Your Weekly Lex, For Strength

A little not enough gas

A quick sea story (not mine, I am only a messenger) now that I’ve introduced the concept of in flight refueling.
A friend of mine was coming back from a shore detachment in Oman, lo these many years ago. They’d been ashore for a couple of weeks, and were due back to the carrier, operating on the line at the extreme edge of the range feasibility arc for the returning fighters.
Who were also carrying a lot of captive ordnance and extra external fuel tanks – hauling trash on the wing stations increases drag, which in turn increases fuel consumption rates. Having enough gas to get aboard was going to be dicey – making it back to Oman once they’d passed the mid-point was out of the question.
After they got overhead the ship in relatively crappy weather (the North Arabian Sea in the summertime is routinely a mess), they were instructed to hold overhead until the deck could be made ready for their recovery. The recovery time had come and gone without the marshall controllers having passed along any approach instructions: The clock was ticking, the fuel was being burned and those little hairs on the back of the pilots necks were starting to prickle.
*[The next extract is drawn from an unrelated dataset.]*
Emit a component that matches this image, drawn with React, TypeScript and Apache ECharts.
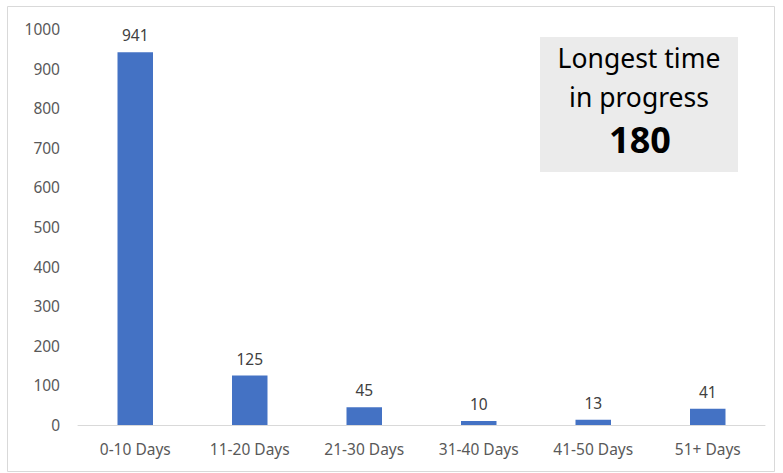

The flight lead called down to the ship and asked, if they weren’t too busy to tell him, what the hell was going on down there, anyway?
“We’re running downwind,” came the terse reply.
Which the lead thought would have been a grand thing to do back before the fighters had shown up overhead, looking to land. Turned out that the ship’s navigator had stumbled a bit over the charts, and the ship had been half way through her turn into the wind before an alert quartermaster’s mate mentioned that the recovery course would have them aground before the recovery was complete. Shoal water.
If you’re a ship’s CO and the choice is one of running 85,000 tons of aircraft carrier aground in the North Arabian Sea, or delaying the recovery until you’ve won some sea room, well – let’s just say that’s no choice at all.
Good news though! There was a USAF tanker 50 miles to the north, according to folks in air operations. The eight-ship of fighters was vectored to the north, keen to get radar contact and get in the basket, getting that few extra few thousand pounds of Air Force gas that would make their naval lives just that bit more comfortable. It was going to be tight.